Repeat every line exactly, keeping the pictures out of the copy.

*** Dataset content

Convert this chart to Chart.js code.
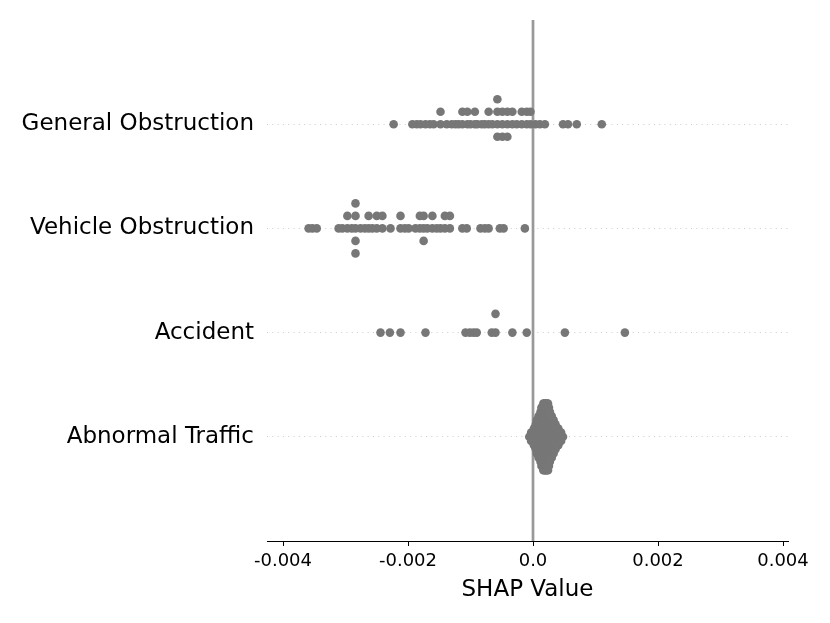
<!DOCTYPE html>
<html>
<head>
<meta charset="utf-8">
<script src="https://cdn.jsdelivr.net/npm/chart.js@4.4.1/dist/chart.umd.min.js"></script>
<style>
  body { margin: 0; background: #fff; }
  #wrap { width: 830px; height: 623px; }
</style>
</head>
<body>
<div id="wrap"><canvas id="shapChart"></canvas></div>
<script>
// feature rows, bottom row first
const features = ["Abnormal Traffic", "Accident", "Vehicle Obstruction", "General Obstruction"];

// SHAP values
const generalValues = [-0.00223, -0.00193, -0.00186, -0.00180, -0.00172, -0.00165, -0.00159, -0.00148, -0.00148,
  -0.00138, -0.00130, -0.00124, -0.00119, -0.00113, -0.00113, -0.00105, -0.00105, -0.00100, -0.00093, -0.00093,
  -0.00089, -0.00082, -0.00077, -0.00071, -0.00071, -0.00065, -0.00057, -0.00057, -0.00057, -0.00057,
  -0.00049, -0.00049, -0.00049, -0.00041, -0.00041, -0.00041, -0.00033, -0.00033, -0.00026, -0.00018, -0.00018,
  -0.00010, -0.00010, -0.00004, -0.00004, 0.00004, 0.00011, 0.00019, 0.00048, 0.00056, 0.00070, 0.00110];

const vehicleValues = [-0.00359, -0.00353, -0.00346, -0.00311, -0.00305, -0.00297, -0.00297, -0.00290,
  -0.00284, -0.00284, -0.00284, -0.00284, -0.00284, -0.00276, -0.00269, -0.00263, -0.00263, -0.00257,
  -0.00250, -0.00250, -0.00241, -0.00241, -0.00228, -0.00212, -0.00212, -0.00205, -0.00199, -0.00188,
  -0.00181, -0.00181, -0.00175, -0.00175, -0.00175, -0.00169, -0.00161, -0.00161, -0.00154, -0.00148,
  -0.00141, -0.00141, -0.00133, -0.00133, -0.00113, -0.00106, -0.00084, -0.00077, -0.00071, -0.00053,
  -0.00047, -0.00013];

const accidentValues = [-0.00244, -0.00229, -0.00212, -0.00172, -0.00108, -0.00101, -0.00095, -0.00090,
  -0.00066, -0.00060, -0.00060, -0.00033, -0.00010, 0.00051, 0.00147];

// abnormal traffic is too dense to list point by point: value + how many points sit there
const abnormalValues = [-0.00006, -0.000045, -0.00003, -0.000015, 0.00000, 0.000015, 0.00003, 0.000045,
  0.00006, 0.000075, 0.00009, 0.000105, 0.00012, 0.000135, 0.00015, 0.000165, 0.00018, 0.000195,
  0.00021, 0.000225, 0.00024, 0.000255, 0.00027, 0.000285, 0.00030, 0.000315, 0.00033, 0.000345,
  0.00036, 0.000375, 0.00039, 0.000405, 0.00042, 0.000435, 0.00045, 0.000465, 0.00048];
const abnormalCounts = [1, 1, 3, 3, 3, 5, 5, 7,
  9, 9, 11, 11, 13, 15, 15, 17, 17, 17,
  17, 17, 17, 15, 13, 11, 11, 9, 9, 7,
  7, 5, 5, 5, 3, 3, 3, 1, 1];

const xTicks = [-0.004, -0.002, 0, 0.002, 0.004];
const xTickLabels = ["-0.004", "-0.002", "0.0", "0.002", "0.004"];
const xMin = -0.004256;
const xMax = 0.00408;

const dotColor = "#777777";
const rowHeight = 0.4;

// expand value/count pairs into single points
const abnormalPoints = [];
abnormalValues.forEach((v, i) => {
  for (let k = 0; k < abnormalCounts[i]; k++) abnormalPoints.push(v);
});

// beeswarm stacking like shap.summary_plot: bin the values, stack points in the same bin
function beeswarm(shaps, pos) {
  const nbins = 100;
  const lo = Math.min(...shaps);
  const hi = Math.max(...shaps);
  const quant = shaps.map(v => Math.round(nbins * (v - lo) / (hi - lo + 1e-8)));
  const inds = shaps.map((_, i) => i).sort((a, b) => quant[a] - quant[b] || a - b);
  const ys = new Array(shaps.length).fill(0);
  let layer = 0;
  let lastBin = -1;
  for (const i of inds) {
    if (quant[i] !== lastBin) layer = 0;
    ys[i] = Math.ceil(layer / 2) * ((layer % 2) * 2 - 1);
    layer++;
    lastBin = quant[i];
  }
  const scale = 0.9 * rowHeight / (Math.max(...ys) + 1);
  return shaps.map((v, i) => ({ x: v, y: pos + ys[i] * scale }));
}

const rows = [abnormalPoints, accidentValues, vehicleValues, generalValues];

Chart.defaults.font.family = "'DejaVu Sans', sans-serif";
Chart.defaults.color = "#000";

const ctx = document.getElementById("shapChart").getContext("2d");
new Chart(ctx, {
  type: "scatter",
  data: {
    datasets: [
      ...rows.map((vals, pos) => ({
        label: features[pos],
        data: beeswarm(vals, pos),
        backgroundColor: dotColor,
        pointRadius: 4.3,
        pointHoverRadius: 4.3,
        borderWidth: 0,
        pointBorderWidth: 0,
        order: 0,
      })),
      {
        type: "line",
        label: "zero",
        data: [{ x: 0, y: -1 }, { x: 0, y: 4 }],
        borderColor: "#999999",
        borderWidth: 2.7,
        pointRadius: 0,
        fill: false,
        order: 1,
      },
    ],
  },
  options: {
    responsive: true,
    maintainAspectRatio: false,
    animation: false,
    layout: { padding: { left: 0, right: 42, top: 20, bottom: 0 } },
    plugins: {
      legend: { display: false },
      tooltip: { enabled: false },
    },
    scales: {
      x: {
        type: "linear",
        min: xMin,
        max: xMax,
        afterFit: s => { s.height = 82; },
        afterBuildTicks: s => { s.ticks = xTicks.map(v => ({ value: v })); },
        border: { display: true, color: "#000", width: 1 },
        grid: { drawOnChartArea: false, drawTicks: true, tickLength: 5, color: "#000", tickColor: "#000" },
        ticks: {
          padding: 5,
          maxRotation: 0,
          autoSkip: false,
          font: { size: 18 },
          callback: (v, i) => xTickLabels[i],
        },
        title: {
          display: true,
          text: "SHAP Value",
          font: { size: 23 },
          padding: { top: 0, bottom: 19 },
        },
      },
      y: {
        type: "linear",
        min: -1,
        max: 4,
        afterFit: s => {
          s.width = 267;
          // labels sit well inside the range, no extra room needed above/below
          s.paddingTop = 0;
          s.paddingBottom = 0;
        },
        afterBuildTicks: s => { s.ticks = features.map((_, i) => ({ value: i })); },
        border: { display: false, dash: [1, 4.3] },
        grid: { drawTicks: false, lineWidth: 1, color: "#cccccc" },
        ticks: {
          padding: 13,
          font: { size: 23 },
          callback: v => features[v],
        },
      },
    },
  },
});
</script>
</body>
</html>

******

> Answer to this task:
Convert this chart to Chart.js code.
<!DOCTYPE html>
<html>
<head>
<meta charset="utf-8">
<script src="https://cdn.jsdelivr.net/npm/chart.js@4.4.1/dist/chart.umd.min.js"></script>
<style>
  body { margin: 0; background: #fff; }
  #wrap { width: 830px; height: 623px; }
</style>
</head>
<body>
<div id="wrap"><canvas id="shapChart"></canvas></div>
<script>
// feature rows, bottom row first
const features = ["Abnormal Traffic", "Accident", "Vehicle Obstruction", "General Obstruction"];

// SHAP values
const generalValues = [-0.00223, -0.00193, -0.00186, -0.00180, -0.00172, -0.00165, -0.00159, -0.00148, -0.00148,
  -0.00138, -0.00130, -0.00124, -0.00119, -0.00113, -0.00113, -0.00105, -0.00105, -0.00100, -0.00093, -0.00093,
  -0.00089, -0.00082, -0.00077, -0.00071, -0.00071, -0.00065, -0.00057, -0.00057, -0.00057, -0.00057,
  -0.00049, -0.00049, -0.00049, -0.00041, -0.00041, -0.00041, -0.00033, -0.00033, -0.00026, -0.00018, -0.00018,
  -0.00010, -0.00010, -0.00004, -0.00004, 0.00004, 0.00011, 0.00019, 0.00048, 0.00056, 0.00070, 0.00110];

const vehicleValues = [-0.00359, -0.00353, -0.00346, -0.00311, -0.00305, -0.00297, -0.00297, -0.00290,
  -0.00284, -0.00284, -0.00284, -0.00284, -0.00284, -0.00276, -0.00269, -0.00263, -0.00263, -0.00257,
  -0.00250, -0.00250, -0.00241, -0.00241, -0.00228, -0.00212, -0.00212, -0.00205, -0.00199, -0.00188,
  -0.00181, -0.00181, -0.00175, -0.00175, -0.00175, -0.00169, -0.00161, -0.00161, -0.00154, -0.00148,
  -0.00141, -0.00141, -0.00133, -0.00133, -0.00113, -0.00106, -0.00084, -0.00077, -0.00071, -0.00053,
  -0.00047, -0.00013];

const accidentValues = [-0.00244, -0.00229, -0.00212, -0.00172, -0.00108, -0.00101, -0.00095, -0.00090,
  -0.00066, -0.00060, -0.00060, -0.00033, -0.00010, 0.00051, 0.00147];

// abnormal traffic is too dense to list point by point: value + how many points sit there
const abnormalValues = [-0.00006, -0.000045, -0.00003, -0.000015, 0.00000, 0.000015, 0.00003, 0.000045,
  0.00006, 0.000075, 0.00009, 0.000105, 0.00012, 0.000135, 0.00015, 0.000165, 0.00018, 0.000195,
  0.00021, 0.000225, 0.00024, 0.000255, 0.00027, 0.000285, 0.00030, 0.000315, 0.00033, 0.000345,
  0.00036, 0.000375, 0.00039, 0.000405, 0.00042, 0.000435, 0.00045, 0.000465, 0.00048];
const abnormalCounts = [1, 1, 3, 3, 3, 5, 5, 7,
  9, 9, 11, 11, 13, 15, 15, 17, 17, 17,
  17, 17, 17, 15, 13, 11, 11, 9, 9, 7,
  7, 5, 5, 5, 3, 3, 3, 1, 1];

const xTicks = [-0.004, -0.002, 0, 0.002, 0.004];
const xTickLabels = ["-0.004", "-0.002", "0.0", "0.002", "0.004"];
const xMin = -0.004256;
const xMax = 0.00408;

const dotColor = "#777777";
const rowHeight = 0.4;

// expand value/count pairs into single points
const abnormalPoints = [];
abnormalValues.forEach((v, i) => {
  for (let k = 0; k < abnormalCounts[i]; k++) abnormalPoints.push(v);
});

// beeswarm stacking like shap.summary_plot: bin the values, stack points in the same bin
function beeswarm(shaps, pos) {
  const nbins = 100;
  const lo = Math.min(...shaps);
  const hi = Math.max(...shaps);
  const quant = shaps.map(v => Math.round(nbins * (v - lo) / (hi - lo + 1e-8)));
  const inds = shaps.map((_, i) => i).sort((a, b) => quant[a] - quant[b] || a - b);
  const ys = new Array(shaps.length).fill(0);
  let layer = 0;
  let lastBin = -1;
  for (const i of inds) {
    if (quant[i] !== lastBin) layer = 0;
    ys[i] = Math.ceil(layer / 2) * ((layer % 2) * 2 - 1);
    layer++;
    lastBin = quant[i];
  }
  const scale = 0.9 * rowHeight / (Math.max(...ys) + 1);
  return shaps.map((v, i) => ({ x: v, y: pos + ys[i] * scale }));
}

const rows = [abnormalPoints, accidentValues, vehicleValues, generalValues];

Chart.defaults.font.family = "'DejaVu Sans', sans-serif";
Chart.defaults.color = "#000";

const ctx = document.getElementById("shapChart").getContext("2d");
new Chart(ctx, {
  type: "scatter",
  data: {
    datasets: [
      ...rows.map((vals, pos) => ({
        label: features[pos],
        data: beeswarm(vals, pos),
        backgroundColor: dotColor,
        pointRadius: 4.3,
        pointHoverRadius: 4.3,
        borderWidth: 0,
        pointBorderWidth: 0,
        order: 0,
      })),
      {
        type: "line",
        label: "zero",
        data: [{ x: 0, y: -1 }, { x: 0, y: 4 }],
        borderColor: "#999999",
        borderWidth: 2.7,
        pointRadius: 0,
        fill: false,
        order: 1,
      },
    ],
  },
  options: {
    responsive: true,
    maintainAspectRatio: false,
    animation: false,
    layout: { padding: { left: 0, right: 42, top: 20, bottom: 0 } },
    plugins: {
      legend: { display: false },
      tooltip: { enabled: false },
    },
    scales: {
      x: {
        type: "linear",
        min: xMin,
        max: xMax,
        afterFit: s => { s.height = 82; },
        afterBuildTicks: s => { s.ticks = xTicks.map(v => ({ value: v })); },
        border: { display: true, color: "#000", width: 1 },
        grid: { drawOnChartArea: false, drawTicks: true, tickLength: 5, color: "#000", tickColor: "#000" },
        ticks: {
          padding: 5,
          maxRotation: 0,
          autoSkip: false,
          font: { size: 18 },
          callback: (v, i) => xTickLabels[i],
        },
        title: {
          display: true,
          text: "SHAP Value",
          font: { size: 23 },
          padding: { top: 0, bottom: 19 },
        },
      },
      y: {
        type: "linear",
        min: -1,
        max: 4,
        afterFit: s => {
          s.width = 267;
          // labels sit well inside the range, no extra room needed above/below
          s.paddingTop = 0;
          s.paddingBottom = 0;
        },
        afterBuildTicks: s => { s.ticks = features.map((_, i) => ({ value: i })); },
        border: { display: false, dash: [1, 4.3] },
        grid: { drawTicks: false, lineWidth: 1, color: "#cccccc" },
        ticks: {
          padding: 13,
          font: { size: 23 },
          callback: v => features[v],
        },
      },
    },
  },
});
</script>
</body>
</html>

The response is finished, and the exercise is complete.